## THE PROBLEM:
Write each line of the material exactly as given, from the top through the line that contains "23.7, 12.1, 17.1]", and omit all pictures.

★ ★ ★

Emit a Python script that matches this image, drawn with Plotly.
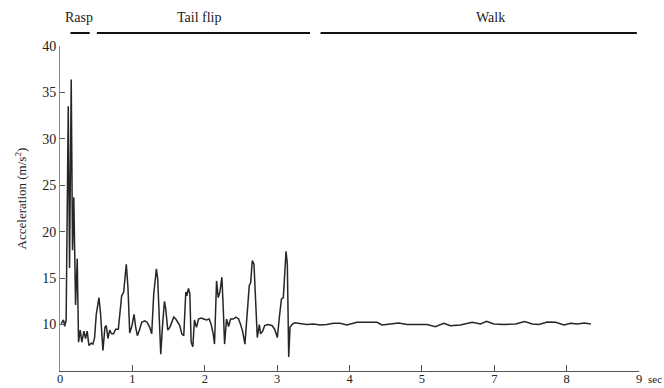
import plotly.graph_objects as go

# ---- data (time in axis positions, acceleration in m/s^2) ----
rasp_t = [0.017, 0.048, 0.066, 0.085, 0.114, 0.132, 0.155, 0.173, 0.191, 0.215, 0.238]
rasp_a = [10.1, 10.5, 9.8, 10.5, 33.5, 16.1, 36.4, 18.0, 23.7, 12.1, 17.1]

flip_t = [0.256, 0.279, 0.302, 0.330, 0.353, 0.376, 0.399, 0.432, 0.455, 0.478,
          0.501, 0.538, 0.561, 0.593, 0.621, 0.639, 0.663, 0.686, 0.713, 0.741,
          0.769, 0.806, 0.829, 0.852, 0.880, 0.916, 0.939, 0.963, 0.995, 1.023,
          1.046, 1.069, 1.101, 1.129, 1.170, 1.203, 1.240, 1.267, 1.295, 1.332,
          1.350, 1.369, 1.392, 1.415, 1.443, 1.461, 1.489, 1.517, 1.544, 1.572,
          1.600, 1.627, 1.655, 1.683, 1.710, 1.738, 1.752, 1.775, 1.794, 1.812,
          1.835, 1.858, 1.886, 1.914, 1.950, 1.987, 2.024, 2.061, 2.089, 2.117,
          2.135, 2.163, 2.186, 2.209, 2.237, 2.255, 2.274, 2.301, 2.329, 2.357,
          2.394, 2.431, 2.468, 2.495, 2.523, 2.555, 2.588, 2.615, 2.634, 2.657,
          2.680, 2.699, 2.726, 2.754, 2.772, 2.800, 2.828, 2.874, 2.929, 2.966,
          3.003, 3.031, 3.059, 3.086, 3.123, 3.141, 3.160, 3.178, 3.206, 3.243]
flip_a = [8.1, 9.4, 8.1, 9.3, 8.5, 9.3, 7.75, 8.0, 7.9, 8.6,
          11.1, 12.9, 11.1, 7.2, 9.7, 9.9, 8.5, 9.4, 9.0, 9.0,
          9.5, 9.5, 11.1, 13.1, 13.5, 16.5, 14.0, 9.1, 9.9, 11.1,
          9.7, 8.8, 9.5, 10.25, 10.4, 10.25, 9.7, 9.0, 13.3, 16.0,
          14.9, 10.6, 6.8, 9.7, 12.5, 11.7, 9.4, 9.7, 10.25, 10.8,
          10.6, 10.25, 9.9, 9.0, 8.8, 13.5, 13.1, 13.9, 13.3, 8.1,
          7.6, 10.5, 9.7, 10.6, 10.7, 10.6, 10.5, 10.6, 10.0, 9.0,
          7.9, 14.7, 12.9, 13.5, 15.1, 11.9, 7.9, 10.6, 9.8, 10.6,
          10.6, 10.8, 10.6, 10.0, 9.3, 7.9, 11.1, 14.2, 14.5, 16.9,
          16.5, 13.3, 8.6, 10.0, 9.0, 9.3, 9.9, 10.0, 9.9, 9.5,
          8.6, 10.8, 12.75, 12.9, 17.9, 16.5, 6.5, 9.7, 10.0, 10.2]

walk_t = [3.317, 3.409, 3.502, 3.594, 3.686, 3.779, 3.871, 3.964, 4.102, 4.241,
          4.380, 4.449, 4.564, 4.679, 4.795, 4.934, 5.072, 5.187, 5.302, 5.395,
          5.533, 5.695, 5.810, 5.893, 5.995, 6.133, 6.295, 6.420, 6.526, 6.618,
          6.734, 6.849, 6.964, 7.057, 7.149, 7.241, 7.334]
walk_a = [10.14, 10.0, 10.07, 9.96, 10.0, 10.14, 10.14, 9.96, 10.25, 10.21,
          10.25, 9.96, 10.07, 10.17, 10.0, 9.96, 10.0, 9.78, 10.14, 9.87,
          9.96, 10.25, 10.07, 10.35, 10.07, 10.0, 10.07, 10.32, 10.07, 10.0,
          10.28, 10.25, 9.96, 10.14, 10.07, 10.17, 10.07]

x_tickvals = [0, 1, 2, 3, 4, 5, 6, 7, 8]
x_ticktext = ["0", "1", "2", "3", "4", "5", "7", "8", "9"]
y_tickvals = [10, 15, 20, 25, 30, 35, 40]

phase_names = ["Rasp", "Tail flip", "Walk"]
phase_start = [0.145, 0.51, 3.60]
phase_end = [0.41, 3.455, 7.97]
phase_label_x = [0.262, 1.93, 5.95]

FONT = "Liberation Serif, Times New Roman, serif"

t = rasp_t + flip_t + walk_t
a = rasp_a + flip_a + walk_a

fig = go.Figure()
fig.add_trace(go.Scatter(x=t, y=a, mode="lines",
                         line=dict(color="#262626", width=1.5),
                         hoverinfo="skip", showlegend=False))

for name, s, e, lx in zip(phase_names, phase_start, phase_end, phase_label_x):
    fig.add_shape(type="line", xref="x", yref="paper", x0=s, x1=e, y0=1.04, y1=1.04,
                  line=dict(color="#111111", width=2))
    fig.add_annotation(x=lx, y=1.088, xref="x", yref="paper", text=name, showarrow=False,
                       font=dict(family=FONT, size=14, color="#222222"),
                       xanchor="center", yanchor="middle")

fig.add_annotation(x=-0.068, y=0.53, xref="paper", yref="paper",
                   text="Acceleration (m/s<sup>2</sup>)", textangle=-90, showarrow=False,
                   font=dict(family=FONT, size=13, color="#222222"),
                   xanchor="center", yanchor="middle")
fig.add_annotation(x=1.012, y=-0.026, xref="paper", yref="paper", text="sec",
                   showarrow=False, font=dict(family=FONT, size=11, color="#222222"),
                   xanchor="left", yanchor="middle")

fig.update_layout(
    width=664, height=388,
    margin=dict(l=60, r=25, t=46, b=17),
    paper_bgcolor="white", plot_bgcolor="white",
    font=dict(family=FONT, size=14, color="#222222"),
    xaxis=dict(range=[0, 8], tickvals=x_tickvals, ticktext=x_ticktext,
               showgrid=False, zeroline=False, showline=True, linecolor="#555555",
               linewidth=1, ticks="inside", ticklen=6, tickcolor="#555555",
               automargin=False, ticklabelstandoff=-4,
               tickfont=dict(family=FONT, size=12.5, color="#222222")),
    yaxis=dict(range=[5, 40], tickvals=y_tickvals,
               showgrid=False, zeroline=False, showline=True, linecolor="#8a8a8a",
               linewidth=1, ticks="inside", ticklen=5, tickcolor="#555555",
               automargin=False,
               tickfont=dict(family=FONT, size=14, color="#222222")),
)

fig.write_html("out.html", config={"displayModeBar": False},
               post_script="document.body.style.margin='0';document.body.style.overflow='hidden';")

★ ★ ★

## RESULT BELOW:
Emit a Python script that matches this image, drawn with Plotly.
import plotly.graph_objects as go

# ---- data (time in axis positions, acceleration in m/s^2) ----
rasp_t = [0.017, 0.048, 0.066, 0.085, 0.114, 0.132, 0.155, 0.173, 0.191, 0.215, 0.238]
rasp_a = [10.1, 10.5, 9.8, 10.5, 33.5, 16.1, 36.4, 18.0, 23.7, 12.1, 17.1]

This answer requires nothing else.